The Firestone Airstroke™ and Airmount™ Engineering Manual and Design guide is one of the most comprehensive engineering guides available globally for the ubiquitous air springs used in machinery including conveyors, hoppers, vibrating screens, lifters, metal stampers, tensioning webs, belt takeup, shock absorbers, clamps, couplings and suspensions.
According to National Sales and Marketing Manager, James Maslin, there are differences between air springs and conventional pneumatic cylinders. Whereas conventional cylinders contain their air in a rigid metal jacket, air springs contain theirs in a flexible but immensely strong rubber and fabric-reinforced bellows.
Key advantages of air springs
- Ends of the air springs are sealed by bead plates
- Available in a variety of styles
- Contain no pistons, rods or static or dynamic seals, making them less to operate than air cylinders
- Friction is reduced and there are no internal moving parts to break or wear
- Suitable for high repetition tasks such as actuating change gates on conveyor lines, or powering stamping presses
- Ability to arc without a clevis; bend and tolerate uneven and fluctuating loads
Hinged conveyor drive tables
Conveyor lines are one of the most common materials handling applications of air spring actuators (Airstrokes).

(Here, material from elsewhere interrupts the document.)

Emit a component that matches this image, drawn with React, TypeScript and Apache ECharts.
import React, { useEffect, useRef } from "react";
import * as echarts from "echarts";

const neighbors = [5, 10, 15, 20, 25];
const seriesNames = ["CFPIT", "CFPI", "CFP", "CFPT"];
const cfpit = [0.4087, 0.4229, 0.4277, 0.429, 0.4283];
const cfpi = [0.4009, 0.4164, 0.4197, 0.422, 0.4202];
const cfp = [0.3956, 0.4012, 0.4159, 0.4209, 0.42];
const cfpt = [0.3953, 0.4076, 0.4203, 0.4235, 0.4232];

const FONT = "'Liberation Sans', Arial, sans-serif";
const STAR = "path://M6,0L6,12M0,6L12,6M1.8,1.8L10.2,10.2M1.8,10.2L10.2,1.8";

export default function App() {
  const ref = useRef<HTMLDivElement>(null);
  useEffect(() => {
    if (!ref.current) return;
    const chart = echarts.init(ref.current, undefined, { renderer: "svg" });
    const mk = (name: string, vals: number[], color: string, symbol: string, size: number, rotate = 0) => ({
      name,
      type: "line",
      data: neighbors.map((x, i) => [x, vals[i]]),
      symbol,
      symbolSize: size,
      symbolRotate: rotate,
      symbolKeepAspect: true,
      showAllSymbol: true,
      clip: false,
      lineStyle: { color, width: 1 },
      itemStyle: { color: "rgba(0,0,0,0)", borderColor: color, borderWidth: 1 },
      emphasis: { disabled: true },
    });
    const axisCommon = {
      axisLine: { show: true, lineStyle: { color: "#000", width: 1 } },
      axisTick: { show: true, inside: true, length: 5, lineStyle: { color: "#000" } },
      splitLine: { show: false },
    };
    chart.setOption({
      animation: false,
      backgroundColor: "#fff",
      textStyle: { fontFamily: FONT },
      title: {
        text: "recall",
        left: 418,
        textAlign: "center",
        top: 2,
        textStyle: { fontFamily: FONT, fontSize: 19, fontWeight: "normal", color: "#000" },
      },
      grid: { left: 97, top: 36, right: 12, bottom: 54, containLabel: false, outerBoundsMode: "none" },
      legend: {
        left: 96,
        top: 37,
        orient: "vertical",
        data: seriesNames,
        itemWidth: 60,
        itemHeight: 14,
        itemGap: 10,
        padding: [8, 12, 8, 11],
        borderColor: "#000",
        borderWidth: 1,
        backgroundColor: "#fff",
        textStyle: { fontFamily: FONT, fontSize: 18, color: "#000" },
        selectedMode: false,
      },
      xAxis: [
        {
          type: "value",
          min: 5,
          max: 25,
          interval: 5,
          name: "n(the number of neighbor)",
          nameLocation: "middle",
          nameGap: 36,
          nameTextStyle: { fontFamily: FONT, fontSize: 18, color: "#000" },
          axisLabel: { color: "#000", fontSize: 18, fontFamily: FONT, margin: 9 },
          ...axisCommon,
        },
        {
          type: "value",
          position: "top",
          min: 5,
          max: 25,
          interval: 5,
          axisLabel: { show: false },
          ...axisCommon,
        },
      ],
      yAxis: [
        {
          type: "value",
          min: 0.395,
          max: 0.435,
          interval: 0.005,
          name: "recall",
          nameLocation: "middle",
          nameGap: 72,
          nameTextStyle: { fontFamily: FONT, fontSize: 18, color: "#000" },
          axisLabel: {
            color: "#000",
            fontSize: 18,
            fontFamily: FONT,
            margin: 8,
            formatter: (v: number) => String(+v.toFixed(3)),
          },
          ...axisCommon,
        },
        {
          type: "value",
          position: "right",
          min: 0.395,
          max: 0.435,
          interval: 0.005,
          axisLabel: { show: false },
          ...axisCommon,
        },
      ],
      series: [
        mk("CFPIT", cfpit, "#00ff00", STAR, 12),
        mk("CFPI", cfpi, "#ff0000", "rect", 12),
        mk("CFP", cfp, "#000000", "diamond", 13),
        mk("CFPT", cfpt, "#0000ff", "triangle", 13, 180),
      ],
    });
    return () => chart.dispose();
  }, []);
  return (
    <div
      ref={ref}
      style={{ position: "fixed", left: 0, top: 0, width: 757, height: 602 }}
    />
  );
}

Because air springs are engineered by Firestone to be robust enough to function for hundreds of thousands of kilometres in heavy truck and bus suspensions, they are sufficiently flexible and robust to survive millions of cycles in conveyor tasks such as gravity transfer sections, actuated diverters, belt take-up, roller friction brakes, end stops and two-way switches. Air springs provide a number of advantages, including:
- space and cost savings
- simplicity of engineering
- durability because of lack of complexity and flexibility
- Actuated hinged drive tables are used where gravity transfer stations cannot provide the speed and precision required
Conveyors, or rolls of paper or fabric, moving across a number of rollers at high speed require constant tension to prevent slack, breakage, or damage. Conventional cylinders may suffer from seal and bearing “sticktion” and therefore do not operate as smoothly, providing inconsistent tension.
- the friction-free actuators provide consistent tension over their entire stroke
- air springs are far more tolerant of shock loads then conventional pneumatic cylinders
- shock to the web or roll can damage the cylinder or, as a result of the cylinder’s ability to absorb chock, damage the web
Frequently in materials handling operations scissors-lift tables move loads from one height to another, while maintaining a specific attitude, regardless of load centre. Because of static friction, conventional cylinders to not provide smooth motion, particularly at low pressures. A certain weight is required to overcome static friction, so the table lowers in jerky increments instead of a smooth stroke.
- air springs are not affected by static friction and provide smooth operation at any pressure
- air spring pressures can be adjusted to accommodate a variety of package weights within specified limits
Unlike conventional cylinders, air springs may be used not only as actuators, but also as long-life isolators. In applications such as suspending vibrating screens or motors, they isolate the offending source of vibration from the surrounding relative tranquility.
Alternatively, they may be used to isolate delicate computers of electronic materials handling componentry from ambient vibration.
Because they can reliably achieve isolation efficiencies high enough to be used beneath surgical operating tables, they offer outstanding potential for industrial applications such as vibrating screens, vibrating packers and vibrating bins. They are also utilised beneath motors or machinery that could disrupt surrounding workplaces or automation machinery
As Australian states move toward more stringent workplace and environmental guidelines, this isolation capability is becoming a major factor in machinery design.
A common materials handling isolation application is isolation of bin vibration. This type of vibration is typically used to maintain a homogeneous mix or flow of material inside a hopper. It must be isolated from bin supports so as to prevent structural fatigue.
Solid rubber isolators or steel springs can be used, but they must be tuned to one specific load and a single height.
Air springs provide a high degree of isolation compared with other methods, where they are used down to disturbing frequencies of 3-4 Hz. Isolator inflation can be changed to compensate for different loads or heights without compromising isolation efficiency.
Air Spring isolators (Airmounts) are generally used where weights exceed 100kg per mounting point.